Birth of a run-machine. Tom Hayward scored over 40,000 runs in first-class cricket - only 16 people have ever managed that - and he was a great success for England too, making 1999 runs in 35 Tests. His 1906 tally of 3518 runs for Surrey was a record until Denis Compton and Bill Edrich both topped it in 1947. Hayward was also a very handy medium-pacer, and took two first-class hat-tricks in 1899. He died in Cambridge in 1939.
One of only seven handled-the-ball dismissals in Test history... and probably the most controversial. In the second Test against Pakistan in Perth, Australian opener Andrew Hilditch retrieved a stray throw and handed the ball to Sarfraz Nawaz, who appealed and had Hilditch dismissed as a result. Though it didn't stop Australia winning by seven wickets, it caused much rancour and was seen as an act of revenge: earlier in the match Sikander Bakht was run out while backing up by Alan Hurst.
A New Zealand captain is born. Geoff Howarth had the toughest baptism of all, but in his first series in charge he led them to a famous, fractious victory over West Indies in 1979-80. He was a sound, sober batsman, with a particular liking for the cover-drive, and played 47 Tests in all. Howarth celebrated his first Test hundred, against England in Auckland in 1977-78, by making another in the second innings. He was awarded an MBE in 1981 and an OBE in 1984.
In pursuit of a daunting first-innings score of 469 set by West Indies, Pakistan were blown away by a five-wicket haul from Wes Hall in Lahore. They began well, but lost opener Ijaz Butt, who had to retire hurt after being struck by a bouncer. Hall then precipitated a quick end to the Pakistan innings, bagging a hat-trick that included the wickets of the debutant Mushtaq Mohammad, Fazal Mahmood, and Nasim-ul-Ghani. Pakistan were bowled out for 209, and they backed that up with an even more hapless performance after following on: being skittled out for 104, to lose by an innings.
Birth of a swashbuckler.

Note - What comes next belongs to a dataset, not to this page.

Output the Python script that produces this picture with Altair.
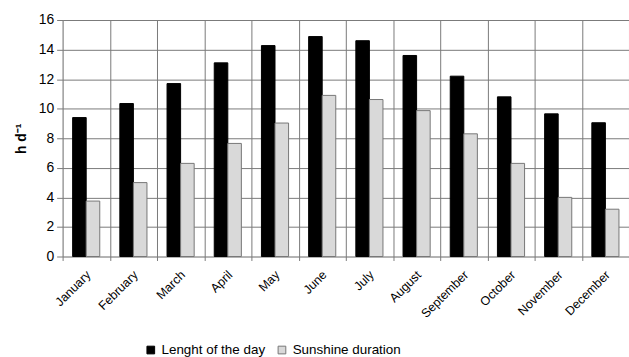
import altair as alt
import pandas as pd

months = ["January", "February", "March", "April", "May", "June", "July",
          "August", "September", "October", "November", "December"]
day_length = [9.4, 10.35, 11.7, 13.1, 14.27, 14.88, 14.6, 13.6, 12.2, 10.8, 9.65, 9.05]
sunshine = [3.75, 5.0, 6.3, 7.65, 9.03, 10.9, 10.62, 9.87, 8.3, 6.3, 4.0, 3.2]
series = ["Lenght of the day", "Sunshine duration"]

rows = []
for m, a, b in zip(months, day_length, sunshine):
    rows.append({"month": m, "series": series[0], "value": a})
    rows.append({"month": m, "series": series[1], "value": b})
df = pd.DataFrame(rows)

font = "Liberation Sans"

chart = alt.Chart(df).mark_bar(strokeWidth=1).encode(
    x=alt.X("month:N", sort=months, title=None,
            scale=alt.Scale(paddingInner=0, paddingOuter=0),
            axis=alt.Axis(labelAngle=-45, labelFontSize=12.5, labelFont=font,
                          labelColor="#000", tickBand="extent", grid=True,
                          gridColor="#7a7a7a", tickColor="#7a7a7a", tickSize=4,
                          domain=False, labelAlign="right", labelBaseline="middle",
                          labelPadding=12, labelOffset=2)),
    xOffset=alt.XOffset("series:N", sort=series,
                        scale=alt.Scale(paddingInner=0, paddingOuter=0.74)),
    y=alt.Y("value:Q", title="h d⁻¹",
            scale=alt.Scale(domain=[0, 16]),
            axis=alt.Axis(values=list(range(0, 17, 2)), labelFontSize=14,
                          labelFont=font, labelColor="#000", titleFont=font,
                          titleFontSize=14, titleFontWeight="bold",
                          titleColor="#000", gridColor="#7a7a7a",
                          tickColor="#7a7a7a", tickSize=6, domain=False,
                          labelPadding=3, titlePadding=10)),
    color=alt.Color("series:N", sort=series,
                    scale=alt.Scale(domain=series, range=["#000000", "#d9d9d9"]),
                    legend=alt.Legend(title=None, orient="none", direction="horizontal",
                                      legendX=82, legendY=325, symbolType="square",
                                      symbolSize=60, labelFontSize=13.5, labelFont=font,
                                      labelColor="#000", columnPadding=10,
                                      symbolStrokeColor="#555", symbolStrokeWidth=1)),
    stroke=alt.Stroke("series:N", sort=series,
                      scale=alt.Scale(domain=series, range=["#000000", "#777777"]),
                      legend=None),
).properties(
    width=570, height=238,
    padding={"left": 63, "top": 19, "right": 0, "bottom": 100},
    autosize=alt.AutoSizeParams(type="none"),
).configure_view(stroke=None).configure(background="white")

chart.save("out.html", embed_options={"renderer": "svg", "actions": False})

Australian allrounder Sam Loxton, one of the 1948 Invincibles, played some fearsome innings for Victoria, and got his 12-Test career off to a rollicking start as well. He walloped 93 with five sixes at Headingley in 1948, and two Tests later made his first and only Test hundred, 101 against South Africa in Johannesburg. Loxton's thrusting fast-medium was handy at state level, but he struggled to penetrate in Tests. He played his last Test against England in Sydney in 1950-51. Loxton died in December 2011.

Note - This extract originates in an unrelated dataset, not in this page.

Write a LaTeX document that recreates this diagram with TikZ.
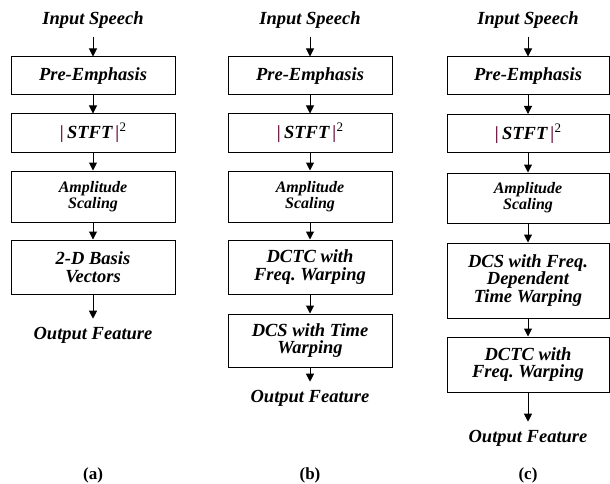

Taking their New Zealand cousins about as seriously as they went on to do in coming years, Australia handed out seven debuts for the inaugural Test between the sides. They chose pretty well, though: the seven included the magnificent trio of Ray Lindwall, Keith Miller and Don Tallon. It was a ludicrously one-sided match, in which Australia scored 199 for 8... and won by an innings and 103 runs. New Zealand were routed for 42 and 56, and the match was over in eight-and-a-half hours. It was not given official Test status for another two years. And Australia enjoyed themselves so much that they did not play New Zealand again for another 28 years.

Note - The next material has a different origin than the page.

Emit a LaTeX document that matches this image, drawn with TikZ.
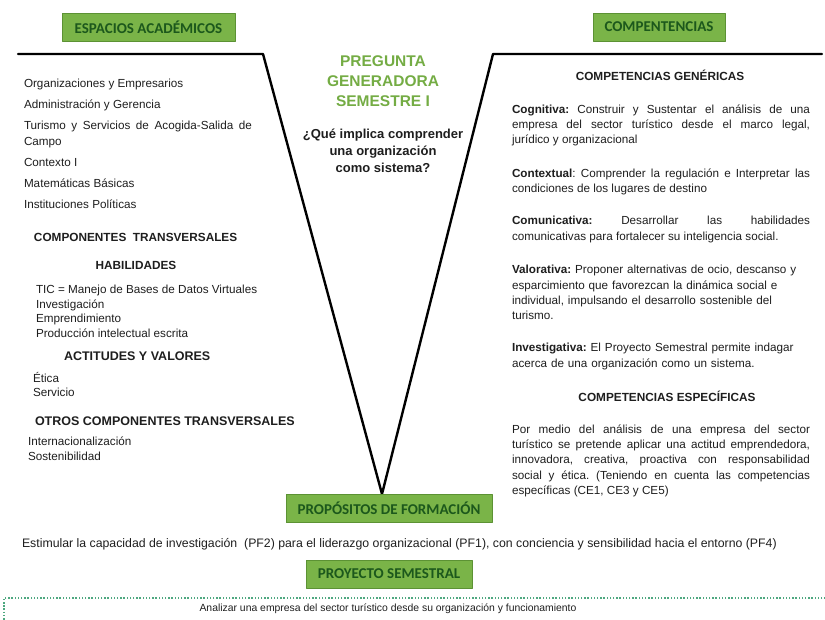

Indian batsman Hanumant Singh, who was born today, played 14 matches and made a century in his maiden innings, a charming 105 against England in Delhi in 1963-64. Hanumant, the Maharajah of Banswara, also had an extraordinary Ranji Trophy campaign in 1966-67 for Rajasthan, scoring 869 runs at an average of 124. He died in 2006 at the age of 67.
The rules governing the Ranji Trophy finals - in the event of a draw, the team with the highest first-innings score wins - have made for some contests of the watching-grass-grow variety, but this was a thriller. Delhi and Karnataka drew (no surprise there), but Karnataka lost out on first-innings... despite scoring 705. Delhi squeezed home with 707 for 8, and Karnataka spinner Raghuram Bhat was left with figures of 94-26-180-1.
Birth of Uton Dowe, the West Indian seamer who was mauled by Keith Stackpole to such an extent in the Jamaica Test of 1971-72 that the crowd erected a series of banners proclaiming an 11th commandment: "Dowe shalt not bowl."